National Trust cuts down diseased beech tree in The Chase car park, Woolton Hill
A giant beech tree in The Chase car park has been cut down due to a fungal disease.
National Trust said the tree, which stands at the entrance to the car park on Station Road, is “in decline”.
While the trust – which runs the park – said it didn’t cut down all diseased trees, it said this tree had to be removed for safety reasons.
The car park was closed on Thursday and yesterday (Friday) to allow for the work to take place.
Corina Dawson, an area ranger for the National Trust, said she was “saddened” by the decision but that it needed to be done due to its location.
She said: “It has to be cut down because of its location and the decaying bracket fungus that have been part of its eco climate for a few years now.

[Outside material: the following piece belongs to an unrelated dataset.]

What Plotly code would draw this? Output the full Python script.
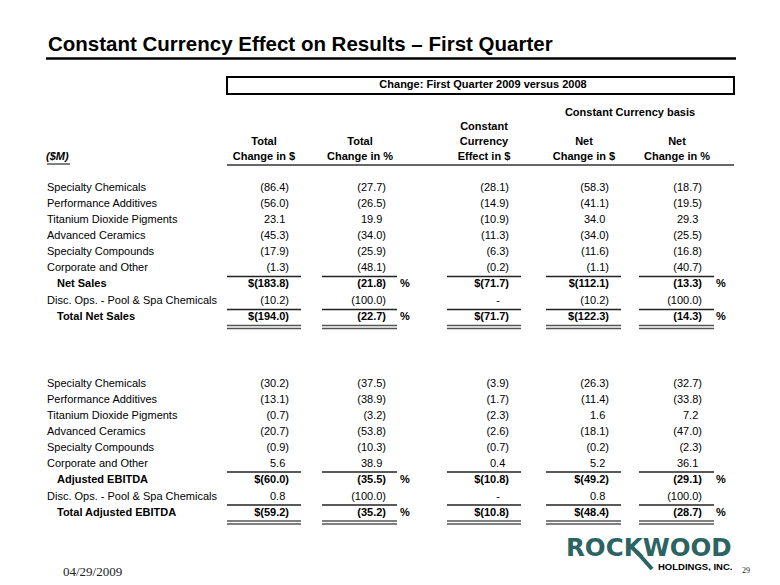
import plotly.graph_objects as go

# ---------------- data ----------------
segments = ["Specialty Chemicals", "Performance Additives", "Titanium Dioxide Pigments",
            "Advanced Ceramics", "Specialty Compounds", "Corporate and Other"]

sales_labels = segments + ["Net Sales", "Disc. Ops. - Pool & Spa Chemicals", "Total Net Sales"]
sales_total_usd = [-86.4, -56.0, 23.1, -45.3, -17.9, -1.3, -183.8, -10.2, -194.0]
sales_total_pct = [-27.7, -26.5, 19.9, -34.0, -25.9, -48.1, -21.8, -100.0, -22.7]
sales_cc_effect = [-28.1, -14.9, -10.9, -11.3, -6.3, -0.2, -71.7, None, -71.7]
sales_net_usd = [-58.3, -41.1, 34.0, -34.0, -11.6, -1.1, -112.1, -10.2, -122.3]
sales_net_pct = [-18.7, -19.5, 29.3, -25.5, -16.8, -40.7, -13.3, -100.0, -14.3]

ebitda_labels = segments + ["Adjusted EBITDA", "Disc. Ops. - Pool & Spa Chemicals", "Total Adjusted EBITDA"]
ebitda_total_usd = [-30.2, -13.1, -0.7, -20.7, -0.9, 5.6, -60.0, 0.8, -59.2]
ebitda_total_pct = [-37.5, -38.9, -3.2, -53.8, -10.3, 38.9, -35.5, -100.0, -35.2]
ebitda_cc_effect = [-3.9, -1.7, -2.3, -2.6, -0.7, 0.4, -10.8, None, -10.8]
ebitda_net_usd = [-26.3, -11.4, 1.6, -18.1, -0.2, 5.2, -49.2, 0.8, -48.4]
ebitda_net_pct = [-32.7, -33.8, 7.2, -47.0, -2.3, 36.1, -29.1, -100.0, -28.7]

col_headers = [["", "Total", "Change in $"],
               ["", "Total", "Change in %"],
               ["Constant", "Currency", "Effect in $"],
               ["", "Net", "Change in $"],
               ["", "Net", "Change in %"]]
col_is_dollar = [True, False, True, True, False]
bold_rows = [6, 8]

title_text = "Constant Currency Effect on Results \u2013 First Quarter"
box_text = "Change: First Quarter 2009 versus 2008"
group_text = "Constant Currency basis"
unit_text = "($M)"
date_text = "04/29/2009"
page_text = "29"

# ---------------- layout geometry ----------------
# the page body has an 8px margin, so the figure starts at page pixel 8
W, H = 780, 585
OFF = 8
FONT = "Arial, 'Liberation Sans', sans-serif"
col_right = [289, 386, 509, 609, 702]
col_line = [(227, 301), (322, 397), (447, 521), (546, 621), (639, 714)]
col_center = [264, 360, 484, 584, 677]
pct_x = [405, 721]
label_x, label_x_bold = 47, 57
PAREN_W = 3.7


def fmt(v, dollar, bold):
    if v is None:
        return "-"
    s = f"{abs(v):.1f}"
    if v < 0:
        s = "(" + s + ")"
    if dollar and bold:
        s = "$" + s
    return s


def row_ys(y0):
    return [y0 + 16 * i for i in range(7)] + [y0 + 16 * 6 + 17, y0 + 16 * 6 + 33]


fig = go.Figure()
shapes = []


def add_section(labels, cols, y0):
    ys = row_ys(y0)
    lx, ly, lt = [], [], []
    for i, lab in enumerate(labels):
        b = i in bold_rows
        lx.append(label_x_bold if b else label_x)
        ly.append(ys[i])
        lt.append(f"<b>{lab}</b>" if b else lab)
    fig.add_trace(go.Scatter(x=lx, y=ly, text=lt, mode="text", textposition="middle right",
                             textfont=dict(family=FONT, size=11, color="#000"),
                             hoverinfo="skip", showlegend=False))
    vx, vy, vt = [], [], []
    for c, vals in enumerate(cols):
        for i, v in enumerate(vals):
            b = i in bold_rows
            s = fmt(v, col_is_dollar[c], b)
            x = col_right[c]
            if v is None:
                x -= 9
            elif v >= 0:
                x -= PAREN_W
            vx.append(x)
            vy.append(ys[i])
            vt.append(f"<b>{s}</b>" if b else s)
    fig.add_trace(go.Scatter(x=vx, y=vy, text=vt, mode="text", textposition="middle left",
                             textfont=dict(family=FONT, size=11, color="#000"),
                             hoverinfo="skip", showlegend=False))
    px, py, pt = [], [], []
    for i in bold_rows:
        for xx in pct_x:
            px.append(xx)
            py.append(ys[i])
            pt.append("<b>%</b>")
    fig.add_trace(go.Scatter(x=px, y=py, text=pt, mode="text", textposition="middle center",
                             textfont=dict(family=FONT, size=11, color="#000"),
                             hoverinfo="skip", showlegend=False))
    for (x0, x1) in col_line:
        for yy in (y0 + 88, y0 + 121):
            shapes.append(dict(type="line", xref="x", yref="y", x0=x0, x1=x1, y0=yy, y1=yy,
                               line=dict(color="#222", width=1.3)))
        for yy in (y0 + 137, y0 + 140):
            shapes.append(dict(type="line", xref="x", yref="y", x0=x0, x1=x1, y0=yy, y1=yy,
                               line=dict(color="#555", width=1.3)))


add_section(sales_labels, [sales_total_usd, sales_total_pct, sales_cc_effect, sales_net_usd, sales_net_pct], 188.5)
add_section(ebitda_labels, [ebitda_total_usd, ebitda_total_pct, ebitda_cc_effect, ebitda_net_usd, ebitda_net_pct], 384)

hx, hy, ht = [], [], []
for c, lines in enumerate(col_headers):
    for k, t in enumerate(lines):
        if t:
            hx.append(col_center[c])
            hy.append(127 + 15 * k)
            ht.append(f"<b>{t}</b>")
hx += [630, 483]
hy += [113, 85.5]
ht += [f"<b>{group_text}</b>", f"<b>{box_text}</b>"]
fig.add_trace(go.Scatter(x=hx, y=hy, text=ht, mode="text", textposition="middle center",
                         textfont=dict(family=FONT, size=11, color="#000"),
                         hoverinfo="skip", showlegend=False))
fig.add_trace(go.Scatter(x=[46], y=[157], text=[f"<b><i>{unit_text}</i></b>"], mode="text",
                         textposition="middle right",
                         textfont=dict(family=FONT, size=11, color="#000"),
                         hoverinfo="skip", showlegend=False))

shapes += [
    dict(type="line", xref="x", yref="y", x0=46, x1=736, y0=58.5, y1=58.5, line=dict(color="#000", width=2.5)),
    dict(type="rect", xref="x", yref="y", x0=227, x1=734, y0=77, y1=94, line=dict(color="#000", width=2)),
    dict(type="line", xref="x", yref="y", x0=227, x1=734, y0=165, y1=165, line=dict(color="#333", width=1.3)),
    dict(type="line", xref="x", yref="y", x0=47, x1=70, y0=164, y1=164, line=dict(color="#000", width=1)),
    dict(type="line", xref="x", yref="y", x0=636, x1=652, y0=551, y1=569, line=dict(color="#2b6462", width=4)),
]

annotations = [
    dict(xref="x", yref="y", x=46, y=43.5, xanchor="left", yanchor="middle", showarrow=False,
         text=f"<b>{title_text}</b>", font=dict(family=FONT, size=20.5, color="#000")),
    dict(xref="x", yref="y", x=564, y=546.5, xanchor="left", yanchor="middle", showarrow=False,
         height=18, text="<b>ROCKWOOD</b>",
         font=dict(family="'DejaVu Sans', sans-serif", size=24.5, color="#2b6462")),
    dict(xref="x", yref="y", x=734, y=566, xanchor="right", yanchor="middle", showarrow=False,
         height=9, text="<b>HOLDINGS, INC.</b>", font=dict(family=FONT, size=9.5, color="#000")),
    dict(xref="x", yref="y", x=61, y=571, xanchor="left", yanchor="middle", showarrow=False,
         text=date_text, font=dict(family="'Liberation Serif', serif", size=13, color="#222")),
    dict(xref="x", yref="y", x=746, y=570, xanchor="center", yanchor="middle", showarrow=False,
         text=page_text, font=dict(family="'Liberation Serif', serif", size=8, color="#222")),
]

fig.update_layout(
    width=W - OFF, height=H - OFF, margin=dict(l=0, r=0, t=0, b=0, pad=0),
    paper_bgcolor="white", plot_bgcolor="white",
    xaxis=dict(range=[OFF, W], visible=False, fixedrange=True),
    yaxis=dict(range=[H, OFF], visible=False, fixedrange=True),
    shapes=shapes, annotations=annotations, showlegend=False,
)

fig.write_html("out.html")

“They have got a greater hold of the tree and it’s in decline.
“If the tree was located in the middle of the woods away from visitor paths it would continue to decay and decline in its own free time.

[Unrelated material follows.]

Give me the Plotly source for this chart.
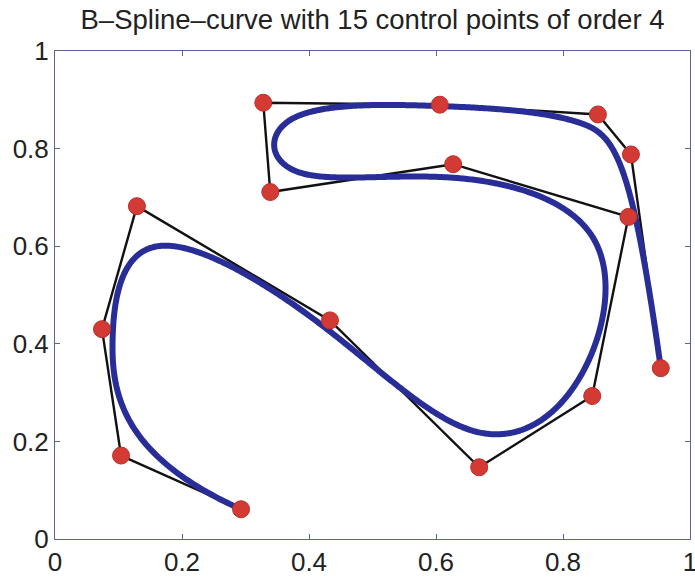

“As it is right next to the highways and the car park, it causes a greater risk to public safety.
“It has dropped branches on the highway and car park which has been an indicator to its declining condition.”

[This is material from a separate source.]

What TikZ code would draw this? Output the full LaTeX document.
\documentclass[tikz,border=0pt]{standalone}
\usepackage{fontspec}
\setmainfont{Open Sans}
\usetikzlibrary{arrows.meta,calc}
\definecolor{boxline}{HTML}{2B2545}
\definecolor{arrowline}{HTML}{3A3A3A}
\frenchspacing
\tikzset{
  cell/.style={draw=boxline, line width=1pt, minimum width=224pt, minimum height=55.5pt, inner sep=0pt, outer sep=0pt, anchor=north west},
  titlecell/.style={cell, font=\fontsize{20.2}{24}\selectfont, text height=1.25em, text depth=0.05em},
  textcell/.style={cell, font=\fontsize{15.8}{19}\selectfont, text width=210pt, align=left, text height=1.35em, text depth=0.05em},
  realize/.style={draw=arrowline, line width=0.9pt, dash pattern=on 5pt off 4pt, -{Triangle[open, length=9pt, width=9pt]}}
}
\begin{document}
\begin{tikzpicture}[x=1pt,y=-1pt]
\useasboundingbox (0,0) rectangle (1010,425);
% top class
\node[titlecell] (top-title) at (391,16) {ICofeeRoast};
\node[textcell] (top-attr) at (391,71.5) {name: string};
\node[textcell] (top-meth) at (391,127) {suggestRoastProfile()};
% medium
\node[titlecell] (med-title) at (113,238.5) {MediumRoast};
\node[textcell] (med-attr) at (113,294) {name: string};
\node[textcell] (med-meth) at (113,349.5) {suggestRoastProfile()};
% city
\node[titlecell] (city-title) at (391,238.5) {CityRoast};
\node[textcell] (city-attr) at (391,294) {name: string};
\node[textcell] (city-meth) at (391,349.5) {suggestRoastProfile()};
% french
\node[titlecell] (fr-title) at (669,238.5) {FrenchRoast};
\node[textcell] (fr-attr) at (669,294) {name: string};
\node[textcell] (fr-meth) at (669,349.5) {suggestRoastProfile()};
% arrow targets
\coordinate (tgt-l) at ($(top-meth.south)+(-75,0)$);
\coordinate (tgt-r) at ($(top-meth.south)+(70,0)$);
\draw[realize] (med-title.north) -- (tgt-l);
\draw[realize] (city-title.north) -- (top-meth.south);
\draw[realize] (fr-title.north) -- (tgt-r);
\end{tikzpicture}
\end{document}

Ms Dawson said the tree was riddled with a few wood decay fungi including the Ganoderma bracket fungus and Polyporus squamosus (saddle fungus).
Wood decay fungi produce different types of decay, the two most obvious being white and brown rot – often referred to as red rot by entomologists.
These can lead to brittle branch failure and loss of stability in the timber itself.
Ms Dawson added that nothing will be planted in its place for now as the light created from the removal of the tree will benefit the oaks and other trees in the car park, allowing them an open space in which to grow in to and become our future veteran trees.
The work was done by local tree surgeons GB Butlers.